== PROVIDED RECORDS ==

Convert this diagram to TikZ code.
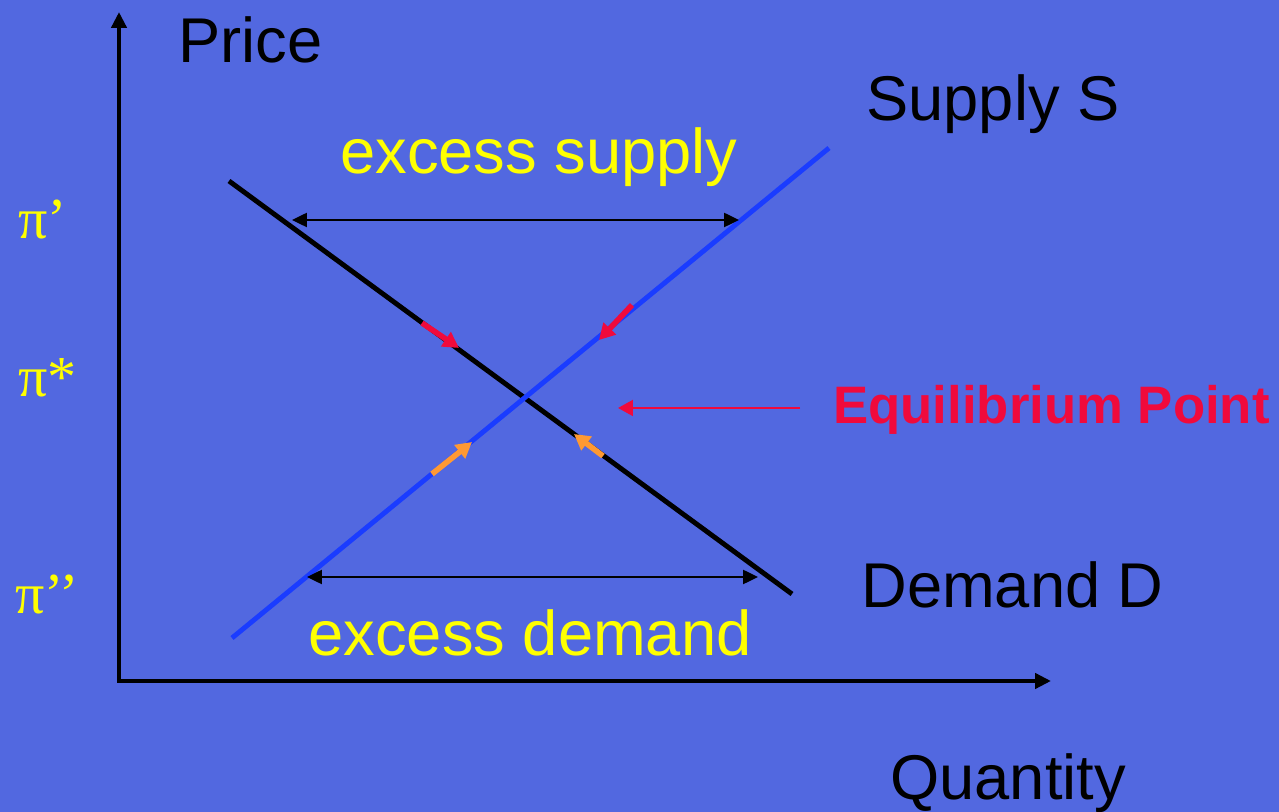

==

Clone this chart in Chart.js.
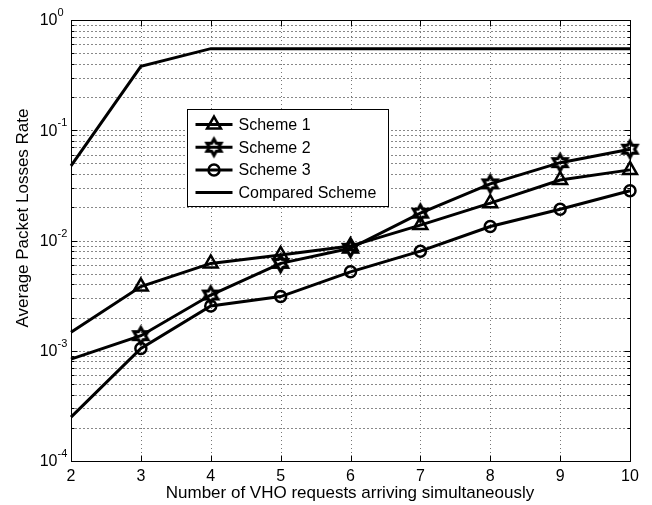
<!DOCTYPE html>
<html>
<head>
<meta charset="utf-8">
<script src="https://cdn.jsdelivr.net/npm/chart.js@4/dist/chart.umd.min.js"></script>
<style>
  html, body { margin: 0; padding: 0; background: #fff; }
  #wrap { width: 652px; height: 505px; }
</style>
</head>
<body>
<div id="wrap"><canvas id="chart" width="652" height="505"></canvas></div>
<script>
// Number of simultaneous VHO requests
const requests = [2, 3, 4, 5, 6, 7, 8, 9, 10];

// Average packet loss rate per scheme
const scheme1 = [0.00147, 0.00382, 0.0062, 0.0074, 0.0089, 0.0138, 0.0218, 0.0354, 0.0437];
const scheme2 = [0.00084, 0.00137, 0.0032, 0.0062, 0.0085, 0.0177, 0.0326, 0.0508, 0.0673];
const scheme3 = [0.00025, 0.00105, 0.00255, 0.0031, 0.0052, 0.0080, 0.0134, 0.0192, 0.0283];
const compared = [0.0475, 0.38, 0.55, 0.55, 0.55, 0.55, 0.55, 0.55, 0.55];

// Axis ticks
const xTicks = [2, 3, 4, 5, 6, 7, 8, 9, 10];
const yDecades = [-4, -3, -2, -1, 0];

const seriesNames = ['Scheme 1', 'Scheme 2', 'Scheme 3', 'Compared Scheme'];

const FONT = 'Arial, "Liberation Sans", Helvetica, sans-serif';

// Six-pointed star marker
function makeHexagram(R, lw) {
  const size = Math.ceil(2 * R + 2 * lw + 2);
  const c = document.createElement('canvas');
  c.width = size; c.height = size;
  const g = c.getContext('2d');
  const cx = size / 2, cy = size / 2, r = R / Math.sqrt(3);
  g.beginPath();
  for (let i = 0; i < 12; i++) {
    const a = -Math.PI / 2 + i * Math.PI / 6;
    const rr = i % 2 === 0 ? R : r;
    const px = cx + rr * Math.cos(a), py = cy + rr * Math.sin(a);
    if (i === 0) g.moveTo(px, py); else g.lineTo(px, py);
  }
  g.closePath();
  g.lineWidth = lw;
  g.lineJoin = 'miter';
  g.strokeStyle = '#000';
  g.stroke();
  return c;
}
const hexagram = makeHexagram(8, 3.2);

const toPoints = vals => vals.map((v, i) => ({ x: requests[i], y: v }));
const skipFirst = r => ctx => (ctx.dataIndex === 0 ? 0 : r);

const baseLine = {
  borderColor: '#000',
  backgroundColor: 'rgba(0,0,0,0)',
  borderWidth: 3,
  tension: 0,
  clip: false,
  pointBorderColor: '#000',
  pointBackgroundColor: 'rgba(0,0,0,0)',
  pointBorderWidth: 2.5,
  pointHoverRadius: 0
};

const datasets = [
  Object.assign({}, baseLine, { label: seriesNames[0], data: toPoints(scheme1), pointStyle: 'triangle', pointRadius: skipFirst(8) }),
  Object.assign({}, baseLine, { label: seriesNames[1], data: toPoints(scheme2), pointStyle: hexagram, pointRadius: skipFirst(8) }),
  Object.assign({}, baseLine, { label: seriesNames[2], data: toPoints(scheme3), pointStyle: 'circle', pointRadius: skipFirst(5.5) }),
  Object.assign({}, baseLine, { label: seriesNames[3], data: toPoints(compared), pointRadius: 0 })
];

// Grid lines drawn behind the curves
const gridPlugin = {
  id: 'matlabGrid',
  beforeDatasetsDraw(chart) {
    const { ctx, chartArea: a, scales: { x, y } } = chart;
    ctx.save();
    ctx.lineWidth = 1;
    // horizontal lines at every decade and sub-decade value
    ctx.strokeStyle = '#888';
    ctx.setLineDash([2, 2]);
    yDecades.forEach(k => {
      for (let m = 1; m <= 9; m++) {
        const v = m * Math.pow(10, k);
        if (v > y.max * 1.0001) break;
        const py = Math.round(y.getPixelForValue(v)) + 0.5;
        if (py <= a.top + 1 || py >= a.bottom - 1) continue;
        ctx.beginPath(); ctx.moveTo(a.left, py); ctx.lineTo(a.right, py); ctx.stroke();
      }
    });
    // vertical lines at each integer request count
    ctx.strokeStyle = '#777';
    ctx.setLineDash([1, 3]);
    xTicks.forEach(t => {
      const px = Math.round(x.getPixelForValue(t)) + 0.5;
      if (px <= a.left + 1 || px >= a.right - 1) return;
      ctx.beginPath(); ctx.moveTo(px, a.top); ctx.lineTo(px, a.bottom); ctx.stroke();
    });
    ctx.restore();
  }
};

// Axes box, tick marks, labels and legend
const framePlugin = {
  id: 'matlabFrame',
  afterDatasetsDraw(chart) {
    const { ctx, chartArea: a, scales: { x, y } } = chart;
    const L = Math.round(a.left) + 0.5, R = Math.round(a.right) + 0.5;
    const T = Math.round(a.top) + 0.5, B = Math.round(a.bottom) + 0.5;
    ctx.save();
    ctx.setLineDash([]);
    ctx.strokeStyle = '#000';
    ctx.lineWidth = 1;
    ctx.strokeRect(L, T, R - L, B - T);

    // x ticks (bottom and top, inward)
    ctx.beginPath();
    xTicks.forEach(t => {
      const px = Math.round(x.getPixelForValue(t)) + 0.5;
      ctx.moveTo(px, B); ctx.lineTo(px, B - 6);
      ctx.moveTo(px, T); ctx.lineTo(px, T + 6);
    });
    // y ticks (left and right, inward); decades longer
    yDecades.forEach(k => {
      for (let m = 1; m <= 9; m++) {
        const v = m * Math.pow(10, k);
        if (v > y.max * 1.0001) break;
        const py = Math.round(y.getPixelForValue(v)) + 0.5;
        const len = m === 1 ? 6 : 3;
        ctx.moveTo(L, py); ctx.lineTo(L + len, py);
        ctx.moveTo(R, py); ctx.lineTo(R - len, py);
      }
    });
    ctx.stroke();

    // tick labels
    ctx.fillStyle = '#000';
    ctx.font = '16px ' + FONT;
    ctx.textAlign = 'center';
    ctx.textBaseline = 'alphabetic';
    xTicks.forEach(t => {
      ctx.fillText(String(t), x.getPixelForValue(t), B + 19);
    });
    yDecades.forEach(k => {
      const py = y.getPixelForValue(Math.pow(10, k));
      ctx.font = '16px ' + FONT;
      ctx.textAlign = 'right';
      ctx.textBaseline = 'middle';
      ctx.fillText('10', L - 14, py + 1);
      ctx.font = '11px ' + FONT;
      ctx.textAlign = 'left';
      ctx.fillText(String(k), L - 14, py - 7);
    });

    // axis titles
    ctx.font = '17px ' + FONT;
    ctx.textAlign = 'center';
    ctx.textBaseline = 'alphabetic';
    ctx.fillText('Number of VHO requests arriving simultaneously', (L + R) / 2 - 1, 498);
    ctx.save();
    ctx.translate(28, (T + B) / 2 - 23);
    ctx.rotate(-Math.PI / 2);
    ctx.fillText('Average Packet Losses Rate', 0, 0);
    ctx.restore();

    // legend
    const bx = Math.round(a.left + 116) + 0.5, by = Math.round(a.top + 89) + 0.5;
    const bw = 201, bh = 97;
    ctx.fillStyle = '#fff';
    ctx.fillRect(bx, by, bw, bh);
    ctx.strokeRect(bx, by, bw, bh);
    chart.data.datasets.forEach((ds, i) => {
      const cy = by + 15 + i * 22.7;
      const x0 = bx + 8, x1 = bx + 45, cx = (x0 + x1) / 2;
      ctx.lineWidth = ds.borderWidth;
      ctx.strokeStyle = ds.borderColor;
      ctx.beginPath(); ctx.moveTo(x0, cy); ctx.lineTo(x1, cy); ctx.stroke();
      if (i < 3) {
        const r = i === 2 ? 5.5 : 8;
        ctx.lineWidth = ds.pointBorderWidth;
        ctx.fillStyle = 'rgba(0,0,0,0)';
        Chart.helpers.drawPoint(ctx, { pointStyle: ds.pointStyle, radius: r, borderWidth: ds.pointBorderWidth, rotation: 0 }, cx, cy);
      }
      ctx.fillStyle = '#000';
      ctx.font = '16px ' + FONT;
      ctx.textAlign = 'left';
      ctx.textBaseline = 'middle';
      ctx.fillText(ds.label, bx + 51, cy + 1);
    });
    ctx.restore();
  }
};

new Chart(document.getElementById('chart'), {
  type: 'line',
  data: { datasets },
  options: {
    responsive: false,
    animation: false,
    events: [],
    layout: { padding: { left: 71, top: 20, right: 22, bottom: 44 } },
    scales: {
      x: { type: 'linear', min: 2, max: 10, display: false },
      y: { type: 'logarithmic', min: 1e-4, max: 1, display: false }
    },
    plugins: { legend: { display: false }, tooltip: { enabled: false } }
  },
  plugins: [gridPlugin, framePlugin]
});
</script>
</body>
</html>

* * *

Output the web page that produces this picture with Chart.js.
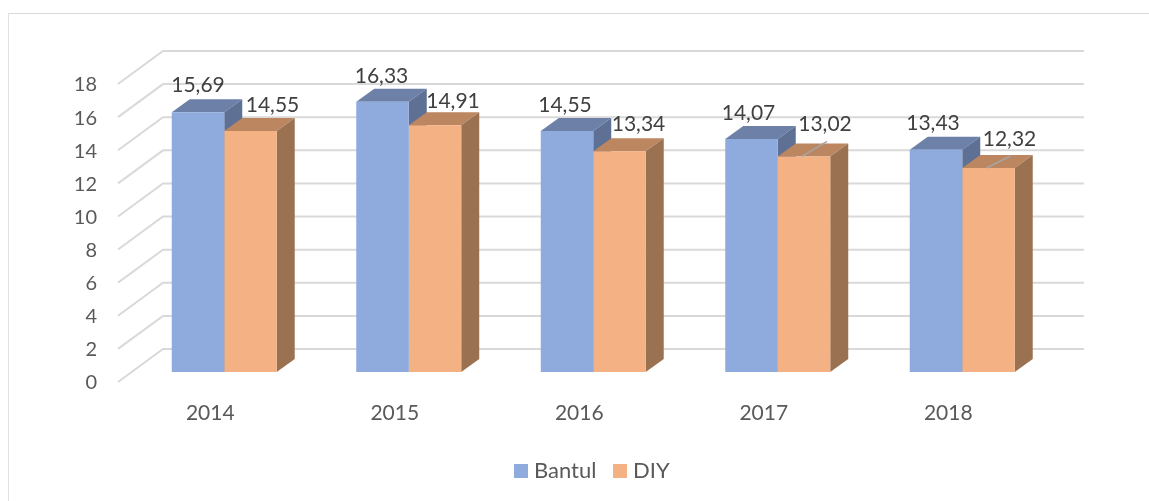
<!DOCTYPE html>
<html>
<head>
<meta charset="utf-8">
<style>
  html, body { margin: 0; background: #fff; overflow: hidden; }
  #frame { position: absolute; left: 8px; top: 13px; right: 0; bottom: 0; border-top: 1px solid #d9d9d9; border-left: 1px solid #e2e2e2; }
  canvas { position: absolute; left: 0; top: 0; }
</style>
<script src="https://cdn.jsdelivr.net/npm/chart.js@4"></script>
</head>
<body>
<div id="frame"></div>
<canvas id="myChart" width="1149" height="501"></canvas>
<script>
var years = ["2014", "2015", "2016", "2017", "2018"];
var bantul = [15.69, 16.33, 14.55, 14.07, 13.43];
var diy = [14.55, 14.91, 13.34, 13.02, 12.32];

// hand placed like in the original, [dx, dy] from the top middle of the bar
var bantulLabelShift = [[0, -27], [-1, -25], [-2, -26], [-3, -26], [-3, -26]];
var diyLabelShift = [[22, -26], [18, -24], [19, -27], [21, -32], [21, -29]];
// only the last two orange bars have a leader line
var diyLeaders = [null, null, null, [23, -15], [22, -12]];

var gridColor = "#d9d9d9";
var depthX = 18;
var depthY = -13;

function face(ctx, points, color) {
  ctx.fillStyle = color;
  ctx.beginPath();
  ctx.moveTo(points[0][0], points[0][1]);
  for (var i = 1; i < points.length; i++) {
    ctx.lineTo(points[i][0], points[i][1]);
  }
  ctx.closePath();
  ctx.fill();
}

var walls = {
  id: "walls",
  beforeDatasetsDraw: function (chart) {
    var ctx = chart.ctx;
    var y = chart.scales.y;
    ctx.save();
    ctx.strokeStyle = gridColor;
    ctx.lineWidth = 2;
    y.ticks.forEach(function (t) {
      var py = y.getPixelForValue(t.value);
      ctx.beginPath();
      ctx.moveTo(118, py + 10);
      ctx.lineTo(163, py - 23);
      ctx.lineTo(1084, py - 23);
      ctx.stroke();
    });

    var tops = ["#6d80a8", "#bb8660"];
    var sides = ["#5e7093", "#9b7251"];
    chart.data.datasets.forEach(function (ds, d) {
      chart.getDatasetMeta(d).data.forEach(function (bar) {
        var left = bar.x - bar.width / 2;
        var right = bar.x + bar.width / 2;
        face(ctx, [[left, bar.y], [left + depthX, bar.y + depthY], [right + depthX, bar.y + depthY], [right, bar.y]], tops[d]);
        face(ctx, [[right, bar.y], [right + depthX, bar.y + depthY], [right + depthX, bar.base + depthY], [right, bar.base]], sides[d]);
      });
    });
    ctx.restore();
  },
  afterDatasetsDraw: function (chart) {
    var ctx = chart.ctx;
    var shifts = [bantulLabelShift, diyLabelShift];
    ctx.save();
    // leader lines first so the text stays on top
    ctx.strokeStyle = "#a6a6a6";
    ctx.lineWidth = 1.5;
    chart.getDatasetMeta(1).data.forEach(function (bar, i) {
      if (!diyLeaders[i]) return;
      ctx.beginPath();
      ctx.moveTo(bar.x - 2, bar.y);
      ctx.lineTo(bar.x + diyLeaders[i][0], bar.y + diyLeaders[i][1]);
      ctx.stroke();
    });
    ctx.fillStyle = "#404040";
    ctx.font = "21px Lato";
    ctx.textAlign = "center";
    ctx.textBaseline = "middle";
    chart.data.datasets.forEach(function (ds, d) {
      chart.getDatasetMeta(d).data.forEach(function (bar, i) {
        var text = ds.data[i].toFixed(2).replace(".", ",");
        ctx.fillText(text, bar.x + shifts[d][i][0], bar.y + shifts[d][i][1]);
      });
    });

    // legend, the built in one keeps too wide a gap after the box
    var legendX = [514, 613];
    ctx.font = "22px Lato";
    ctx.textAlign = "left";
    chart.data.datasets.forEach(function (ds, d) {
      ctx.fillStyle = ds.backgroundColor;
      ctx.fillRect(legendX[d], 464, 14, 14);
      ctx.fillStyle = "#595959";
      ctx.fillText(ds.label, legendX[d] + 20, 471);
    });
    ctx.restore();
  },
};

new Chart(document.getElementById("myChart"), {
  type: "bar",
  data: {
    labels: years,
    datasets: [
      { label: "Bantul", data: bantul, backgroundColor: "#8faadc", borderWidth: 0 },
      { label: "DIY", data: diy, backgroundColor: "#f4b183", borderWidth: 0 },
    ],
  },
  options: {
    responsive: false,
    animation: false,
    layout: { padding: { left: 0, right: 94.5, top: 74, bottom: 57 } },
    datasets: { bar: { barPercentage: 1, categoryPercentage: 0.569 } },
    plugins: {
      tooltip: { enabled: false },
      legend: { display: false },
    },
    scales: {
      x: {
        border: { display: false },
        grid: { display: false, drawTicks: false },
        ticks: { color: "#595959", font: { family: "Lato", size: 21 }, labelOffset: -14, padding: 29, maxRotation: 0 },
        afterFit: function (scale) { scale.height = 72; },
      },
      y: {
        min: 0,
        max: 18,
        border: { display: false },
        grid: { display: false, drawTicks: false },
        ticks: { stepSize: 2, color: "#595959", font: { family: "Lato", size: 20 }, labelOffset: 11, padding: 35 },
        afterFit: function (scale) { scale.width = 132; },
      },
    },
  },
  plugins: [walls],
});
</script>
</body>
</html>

== YOUR OBJECTIVE ==
Repeat exactly, and only, the lines from the one containing "Output the web" through the one containing "var diyLeaders = [null, null, null, [23, -15], [22, -12]];", both included, without the pictures.

== WRITTEN SOLUTION ==
Output the web page that produces this picture with Chart.js.
<!DOCTYPE html>
<html>
<head>
<meta charset="utf-8">
<style>
  html, body { margin: 0; background: #fff; overflow: hidden; }
  #frame { position: absolute; left: 8px; top: 13px; right: 0; bottom: 0; border-top: 1px solid #d9d9d9; border-left: 1px solid #e2e2e2; }
  canvas { position: absolute; left: 0; top: 0; }
</style>
<script src="https://cdn.jsdelivr.net/npm/chart.js@4"></script>
</head>
<body>
<div id="frame"></div>
<canvas id="myChart" width="1149" height="501"></canvas>
<script>
var years = ["2014", "2015", "2016", "2017", "2018"];
var bantul = [15.69, 16.33, 14.55, 14.07, 13.43];
var diy = [14.55, 14.91, 13.34, 13.02, 12.32];

// hand placed like in the original, [dx, dy] from the top middle of the bar
var bantulLabelShift = [[0, -27], [-1, -25], [-2, -26], [-3, -26], [-3, -26]];
var diyLabelShift = [[22, -26], [18, -24], [19, -27], [21, -32], [21, -29]];
// only the last two orange bars have a leader line
var diyLeaders = [null, null, null, [23, -15], [22, -12]];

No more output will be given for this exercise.